L’invincible Erdoğan

Alors qu’on le croyait en difficulté et en passe de perdre le pouvoir, le chef de l’Etat turc, Recep Tayyip Erdoğan, 69 ans, est sorti vainqueur du second tour de la présidentielle, tenu dimanche 28 mai 2023. D’après les résultats partiels communiqués par la Commission électorale, le « sultan des temps modernes », comme le surnomment certains médias occidentaux, est arrivé en tête du scrutin, avec 52 % des voix contre 48% pour son rival socio-démocrate, le septuagénaire Kemal Kilicdaroglu.

Savourant sa victoire, Erdoğan a immédiatement appelé à l’unité et à la solidarité autour des défis du pays. « Il est temps de mettre de côté les disputes de la campagne électorale et de parvenir à l’unité et à la solidarité autour des rêves de notre Nation », a-t-il lancé à ses compatriotes. L’alternance tant espérée par les opposants, qui ont affiché une union inédite à cette présidentielle, ne s’est pas faite. Erdoğan reste le maitre de la Turquie, auréolé d’un nouveau mandat de cinq ans. Jamais un président n’a autant duré au pouvoir en terre turque, comme Erdoğan, qui compte déjà 20 ans au pouvoir, d’abord en qualité de Premier ministre avant de briguer la magistrature suprême. Il a battu, en longévité au pouvoir, le fondateur de la République turque, Mustafa Kemal Atatürk.

L’ancien maire d’Istanbul, a su encore surfer sur la vague du nationalisme, pour garder les clés du palais présidentiel. Il a été soutenu, dans son élan, par sa formation politique, l’AKP et son grand allié, le parti nationaliste turc (MHP), qui ont développé à profusion les thèmes nationalistes face à l’électorat. Le chef de l’Etat turc n’était pas en bonne posture, pour demeurer aux commandes, au regard de la situation socio-économique non reluisante de son pays. Son trône n’avait jamais autant vacillé. Hormis l’usure du pouvoir, la crise économique marquée par la « vie chère » et les conséquences dévastatrices du séisme du 6 février 2023, qui a fait plus de 50 000 morts au Sud, ont contribué à fragiliser l’image et l’action d’Erdoğan.

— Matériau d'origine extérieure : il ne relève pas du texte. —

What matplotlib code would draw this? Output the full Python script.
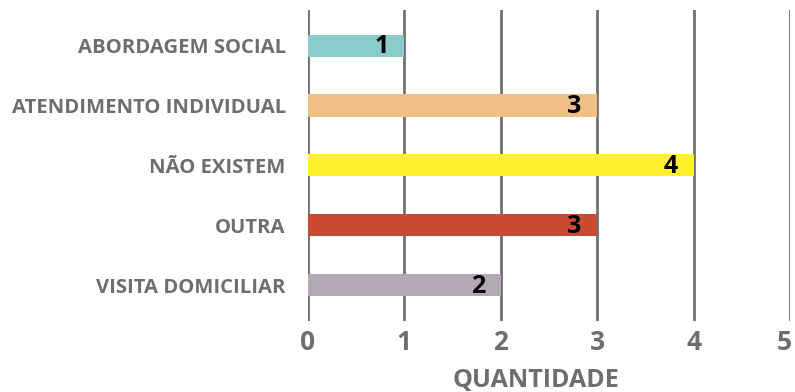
import matplotlib
matplotlib.use('Agg')
import matplotlib.pyplot as plt
from matplotlib.transforms import ScaledTranslation

# categories and counts, top to bottom
categories = ['ABORDAGEM SOCIAL', 'ATENDIMENTO INDIVIDUAL', 'NÃO EXISTEM', 'OUTRA', 'VISITA DOMICILIAR']
values = [1, 3, 4, 3, 2]
colors = ['#8ACCCA', '#F0BF85', '#FFF22C', '#C94B33', '#B4A8B4']
x_ticks = [0, 1, 2, 3, 4, 5]

gray = '#6D6E71'
plt.rcParams['font.family'] = ['Open Sans', 'DejaVu Sans']

fig = plt.figure(figsize=(7.95, 3.92), dpi=100)
ax = fig.add_axes([0.3874, 0.181, 0.6063, 0.794])

ypos = list(range(len(categories)))
ax.barh(ypos, values, height=0.37, color=colors, zorder=3)

for y, v in zip(ypos, values):
    ax.text(v - 0.16, y + 0.02, str(v), ha='right', va='center',
            fontsize=18, fontweight='bold', color='black', zorder=4)

ax.set_xlim(0, 5)
ax.set_ylim(4.6, -0.6)
ax.set_xticks(x_ticks)
ax.set_yticks(ypos)
ax.set_yticklabels(categories, fontsize=14.6)
for v in x_ticks:
    ax.axvline(v, color='#707070', lw=2, zorder=1)

for s in ax.spines.values():
    s.set_visible(False)
ax.tick_params(length=0)
ax.tick_params(axis='y', pad=16, labelcolor=gray)
ax.tick_params(axis='x', pad=6, labelsize=19, labelcolor=gray)
for lab in ax.get_xticklabels() + ax.get_yticklabels():
    lab.set_fontweight('bold')

# last tick label sits against the right edge, nudge it in
last = ax.get_xticklabels()[-1]
last.set_transform(last.get_transform() + ScaledTranslation(-6 / 100, 0, fig.dpi_scale_trans))

ax.set_xlabel('QUANTIDADE', fontsize=18, fontweight='bold', color=gray)
ax.xaxis.set_label_coords(0.473, -0.15)
ax.xaxis.label.set_va('top')

fig.set_facecolor('white')
fig.savefig('out.png', dpi=100)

Certains compatriotes du président turc, vent debout contre sa gouvernance, ont dénoncé sans fioritures, son « incapacité » à lutter contre l’inflation qui pèse sur les ménages et à gérer la crise sismique. Imperturbable comme jamais face à ses détracteurs, Erdoğan est un habitué des situations pénibles auxquelles il sait apporter des réponses. La tentative de putsch en 2016, qui a failli emporter son pouvoir, en est un exemple.

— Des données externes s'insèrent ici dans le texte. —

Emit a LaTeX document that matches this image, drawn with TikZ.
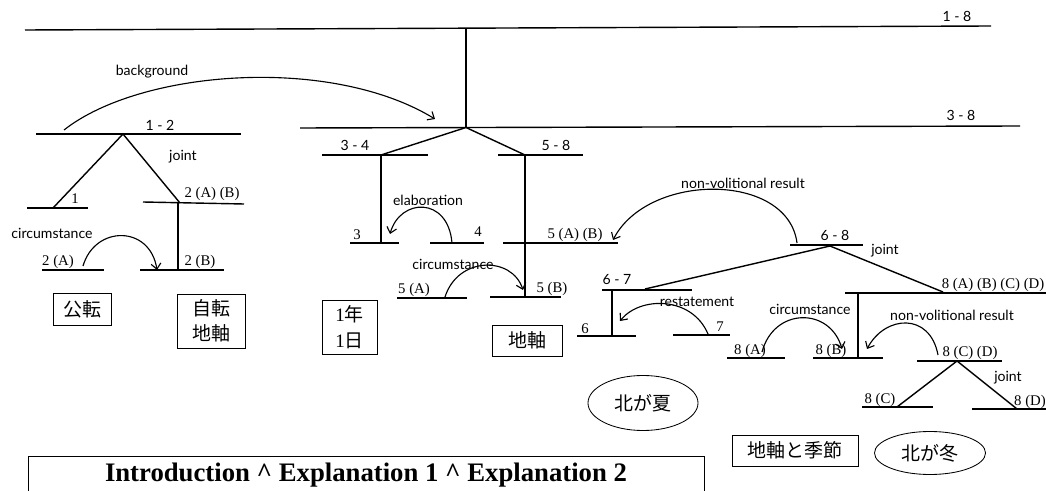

Sa côte de popularité a beau prendre un coup ces derniers mois, Erdoğan a fait feu de tout bois durant la campagne présidentielle, préférant raviver la flamme du patriotisme que de répondre à ses ennemis. Il a fait les éloges des drones turcs dans la guerre en Ukraine. Aussi s’est-il évertué à brandir, à la face du monde, les nombreuses réalisations (mosquées, autoroutes, aéroports…) engrangées sous son règne. On a beau l’aimer ou pas, il garde la main sur la Turquie, pays du Moyen-Orient de 85 millions d’habitants, et devra poursuivre ses actions de développement.

Sauf qu’il devra travailler à redorer son blason dans la conduite du pays. Plusieurs réformes font penser à la volonté du chef de l’Etat d’islamiser le pays. L’adoption de lois autorisant le port de signes religieux dans l’administration publique et l’introduction de la notion de djihad dans les programmes scolaires depuis 2017 en font partie. Si à son arrivée au pouvoir, le président turc s’est éloigné de l’idéologie des Frères musulmans, alliant savamment Islam et démocratie, il semble changer le fusil d’épaule. Il privilégie à présent un mélange d’islamisme et de nationalisme.

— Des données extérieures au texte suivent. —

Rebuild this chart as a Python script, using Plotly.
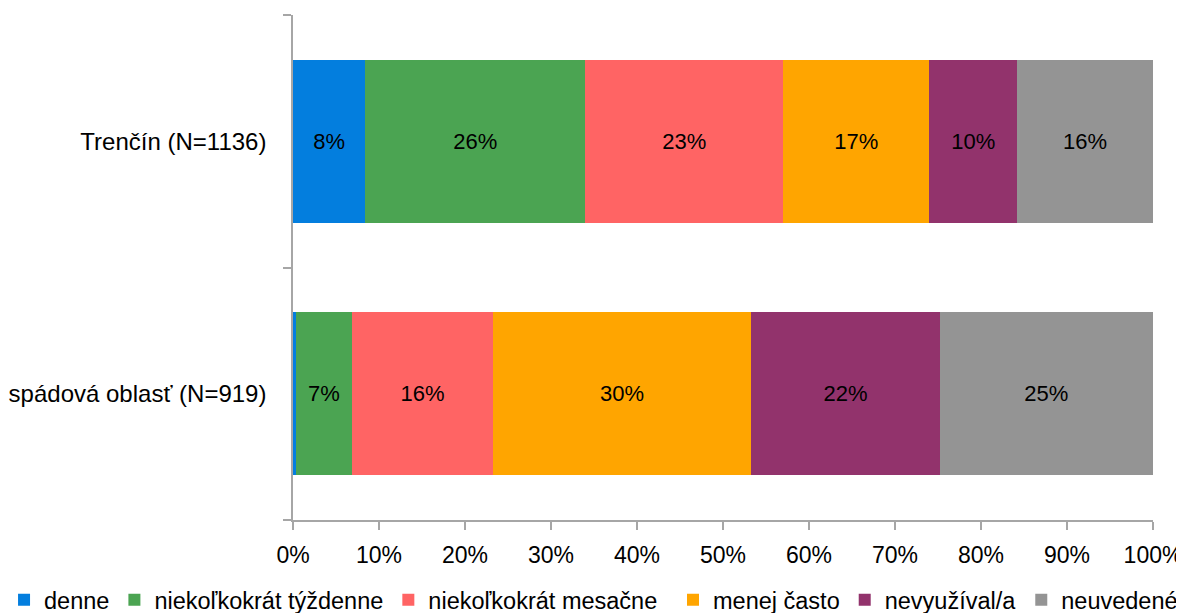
import plotly.graph_objects as go

categories = ["Trenčín (N=1136)", "spádová oblasť (N=919)"]
series_names = ["denne", "niekoľkokrát týždenne", "niekoľkokrát mesačne",
                "menej často", "nevyužíval/a", "neuvedené"]
denne = [8.4, 0.3]
tyzdenne = [25.6, 6.6]
mesacne = [23.0, 16.3]
menej_casto = [17.0, 30.1]
nevyuzival = [10.2, 21.9]
neuvedene = [15.8, 24.8]
colors = ["#037EDE", "#4BA452", "#FF6464", "#FFA500", "#92336C", "#949494"]
x_ticks = [i / 10 for i in range(11)]

series_values = [denne, tyzdenne, mesacne, menej_casto, nevyuzival, neuvedene]
FONT = "Liberation Sans, Arial, sans-serif"

fig = go.Figure()
for i, (name, vals, col) in enumerate(zip(series_names, series_values, colors)):
    fig.add_trace(go.Bar(
        y=categories, x=[v / 100 for v in vals], name=name, orientation="h",
        marker=dict(color=col, line=dict(width=0)),
        text=[f"{round(v)}%" if v >= 1 else "" for v in vals],
        textposition="inside", insidetextanchor="middle",
        textfont=dict(family=FONT, size=22, color="black"),
        textangle=0, constraintext="none",
        hoverinfo="skip",
        legend="legend" if i < 3 else "legend2",
    ))

leg_common = dict(orientation="h", xref="paper", yref="paper",
                  y=-0.1148, yanchor="top", bgcolor="rgba(0,0,0,0)",
                  font=dict(family=FONT, size=23.5, color="black"),
                  itemwidth=30, traceorder="normal", tracegroupgap=0)

fig.update_layout(
    barmode="stack", bargap=0.3545,
    width=1184, height=613,
    margin=dict(l=285, r=39, t=7, b=101, autoexpand=False),
    plot_bgcolor="white", paper_bgcolor="white",
    font=dict(family=FONT, size=23, color="black"),
    uniformtext=dict(mode=False),
    showlegend=True,
    legend=dict(x=-0.336, xanchor="left", **leg_common),
    legend2=dict(x=1.0349, xanchor="right", **leg_common),
)
fig.update_xaxes(range=[0, 1], tickvals=x_ticks, tickformat=".0%",
                 showgrid=False, zeroline=False, showline=True, automargin=False,
                 linecolor="#A6A6A6", linewidth=1.5,
                 ticks="outside", ticklen=8, tickcolor="#A6A6A6", tickwidth=1.5,
                 ticklabelstandoff=6,
                 tickfont=dict(family=FONT, size=23, color="black"))
fig.update_yaxes(categoryorder="array", categoryarray=categories[::-1],
                 showgrid=False, zeroline=False, showline=True, automargin=False,
                 linecolor="#A6A6A6", linewidth=1.5,
                 ticks="outside", ticklen=8, tickcolor="#A6A6A6", tickwidth=1.5,
                 tickson="boundaries", ticklabelstandoff=20,
                 tickfont=dict(family=FONT, size=24, color="black"))

fig.write_html("out.html")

De quoi inquiéter ses alliés occidentaux, avec qui il commerce. Cette situation complique d’ailleurs les ambitions des autorités turques de voir leur pays intégrer l’Union européenne (UE). La liberté d’expression est aussi décriée par certains observateurs. Depuis 2014, année à laquelle Erdoğan est devenu chef de l’Etat, près de 2000 procédures judiciaires pour injures envers sa personne ont été enregistrées. Le président turc gagnerait donc à se consacrer à résoudre la crise économique et à redonner le sourire aux rescapés et aux familles des victimes du récent tremblement de terre. Du reste, Erdoğan a promis que ce nouveau mandat sera le dernier, mais faut-il encore faire confiance aux hommes politiques.